DATA SEGMENT:
****************************************

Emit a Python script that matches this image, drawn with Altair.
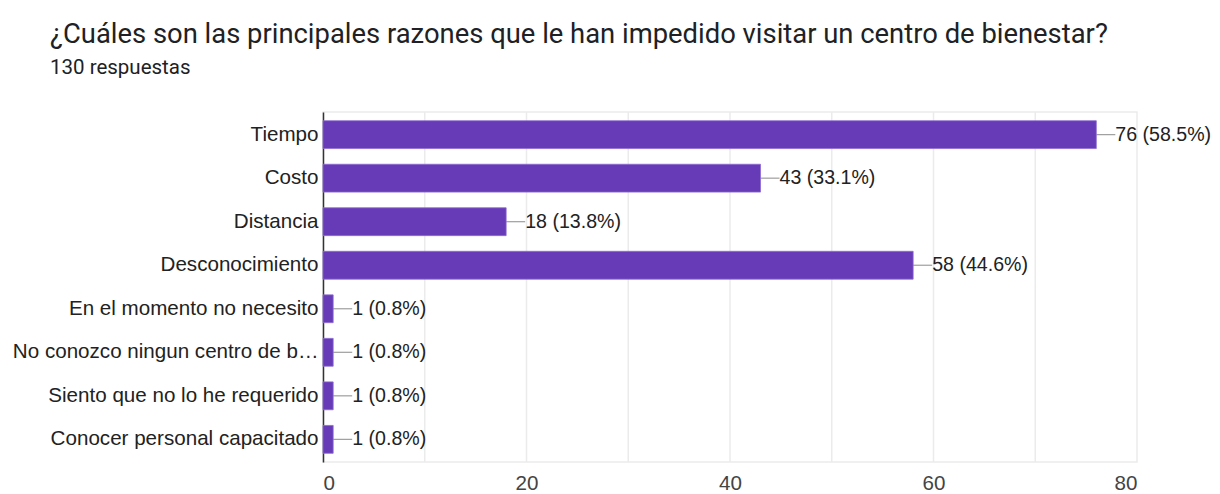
import altair as alt
import pandas as pd

categories = [
    "Tiempo",
    "Costo",
    "Distancia",
    "Desconocimiento",
    "En el momento no necesito",
    "No conozco ningun centro de bienestar",
    "Siento que no lo he requerido",
    "Conocer personal capacitado",
]
counts = [76, 43, 18, 58, 1, 1, 1, 1]
percents = ["58.5%", "33.1%", "13.8%", "44.6%", "0.8%", "0.8%", "0.8%", "0.8%"]
x_ticks = [0, 20, 40, 60, 80]

df = pd.DataFrame({
    "cat": categories,
    "n": counts,
    "label": [f"{c} ({p})" for c, p in zip(counts, percents)],
})

FONT = "Roboto"
LFONT = "Liberation Sans"
LSIZE = 20.6

y_enc = alt.Y(
    "cat:N",
    sort=categories,
    title=None,
    scale=alt.Scale(paddingInner=0.36, paddingOuter=0.2),
    axis=alt.Axis(
        domain=True, domainColor="#333333", domainWidth=1.5, ticks=False,
        labelPadding=5, labelFontSize=LSIZE, labelColor="#222222", labelFont=LFONT,
        labelLimit=306, grid=False,
    ),
)
x_enc = alt.X(
    "n:Q",
    title=None,
    scale=alt.Scale(domain=[0, 80], nice=False),
    axis=alt.Axis(
        values=x_ticks, domain=False, ticks=False, grid=False,
        labelPadding=11, labelFontSize=LSIZE, labelColor="#444444", labelFont=LFONT,
    ),
)

grid = alt.Chart(pd.DataFrame({"g": [10, 20, 30, 40, 50, 60, 70]})).mark_rule(
    color="#ebebeb", strokeWidth=1.5
).encode(x=alt.X("g:Q", scale=alt.Scale(domain=[0, 80], nice=False)))

bars = alt.Chart(df).mark_bar(color="#673AB7", stroke="#8e6cd0", strokeWidth=0.8).encode(
    x=x_enc, y=y_enc
)

leader = alt.Chart(df).mark_rule(color="#9e9e9e", strokeWidth=1.2, x2Offset=19).encode(
    x="n:Q", x2="n:Q", y=alt.Y("cat:N", sort=categories)
)

text = alt.Chart(df).mark_text(
    align="left", baseline="middle", dx=19, fontSize=19.6, font=LFONT, color="#222222"
).encode(x="n:Q", y=alt.Y("cat:N", sort=categories), text="label:N")

chart = alt.layer(grid, leader, bars, text).properties(
    width=814,
    height=350,
    title=alt.TitleParams(
        text="¿Cuáles son las principales razones que le han impedido visitar un centro de bienestar?",
        subtitle="130 respuestas",
        anchor="start",
        frame="group",
        dx=-273,
        offset=33,
        font=FONT,
        fontSize=27.4,
        fontWeight="normal",
        color="#202124",
        subtitleFont=FONT,
        subtitleFontSize=20.5,
        subtitleColor="#202124",
        subtitlePadding=9,
    ),
    autosize=alt.AutoSizeParams(type="none"),
    padding={"left": 315, "top": 104, "right": 75, "bottom": 30},
).configure_view(stroke="#ebebeb", strokeWidth=1.5)

chart.save("out.html", embed_options={"renderer": "svg", "actions": False})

****************************************

WORK TO COMPLETE:
Transcribe the whole listing, character for character, but not its images.

ANSWER TO THIS TASK:
Emit a Python script that matches this image, drawn with Altair.
import altair as alt
import pandas as pd

categories = [
    "Tiempo",
    "Costo",
    "Distancia",
    "Desconocimiento",
    "En el momento no necesito",
    "No conozco ningun centro de bienestar",
    "Siento que no lo he requerido",
    "Conocer personal capacitado",
]
counts = [76, 43, 18, 58, 1, 1, 1, 1]
percents = ["58.5%", "33.1%", "13.8%", "44.6%", "0.8%", "0.8%", "0.8%", "0.8%"]
x_ticks = [0, 20, 40, 60, 80]

df = pd.DataFrame({
    "cat": categories,
    "n": counts,
    "label": [f"{c} ({p})" for c, p in zip(counts, percents)],
})

FONT = "Roboto"
LFONT = "Liberation Sans"
LSIZE = 20.6

y_enc = alt.Y(
    "cat:N",
    sort=categories,
    title=None,
    scale=alt.Scale(paddingInner=0.36, paddingOuter=0.2),
    axis=alt.Axis(
        domain=True, domainColor="#333333", domainWidth=1.5, ticks=False,
        labelPadding=5, labelFontSize=LSIZE, labelColor="#222222", labelFont=LFONT,
        labelLimit=306, grid=False,
    ),
)
x_enc = alt.X(
    "n:Q",
    title=None,
    scale=alt.Scale(domain=[0, 80], nice=False),
    axis=alt.Axis(
        values=x_ticks, domain=False, ticks=False, grid=False,
        labelPadding=11, labelFontSize=LSIZE, labelColor="#444444", labelFont=LFONT,
    ),
)

grid = alt.Chart(pd.DataFrame({"g": [10, 20, 30, 40, 50, 60, 70]})).mark_rule(
    color="#ebebeb", strokeWidth=1.5
).encode(x=alt.X("g:Q", scale=alt.Scale(domain=[0, 80], nice=False)))

bars = alt.Chart(df).mark_bar(color="#673AB7", stroke="#8e6cd0", strokeWidth=0.8).encode(
    x=x_enc, y=y_enc
)

leader = alt.Chart(df).mark_rule(color="#9e9e9e", strokeWidth=1.2, x2Offset=19).encode(
    x="n:Q", x2="n:Q", y=alt.Y("cat:N", sort=categories)
)

text = alt.Chart(df).mark_text(
    align="left", baseline="middle", dx=19, fontSize=19.6, font=LFONT, color="#222222"
).encode(x="n:Q", y=alt.Y("cat:N", sort=categories), text="label:N")

chart = alt.layer(grid, leader, bars, text).properties(
    width=814,
    height=350,
    title=alt.TitleParams(
        text="¿Cuáles son las principales razones que le han impedido visitar un centro de bienestar?",
        subtitle="130 respuestas",
        anchor="start",
        frame="group",
        dx=-273,
        offset=33,
        font=FONT,
        fontSize=27.4,
        fontWeight="normal",
        color="#202124",
        subtitleFont=FONT,
        subtitleFontSize=20.5,
        subtitleColor="#202124",
        subtitlePadding=9,
    ),
    autosize=alt.AutoSizeParams(type="none"),
    padding={"left": 315, "top": 104, "right": 75, "bottom": 30},
).configure_view(stroke="#ebebeb", strokeWidth=1.5)

chart.save("out.html", embed_options={"renderer": "svg", "actions": False})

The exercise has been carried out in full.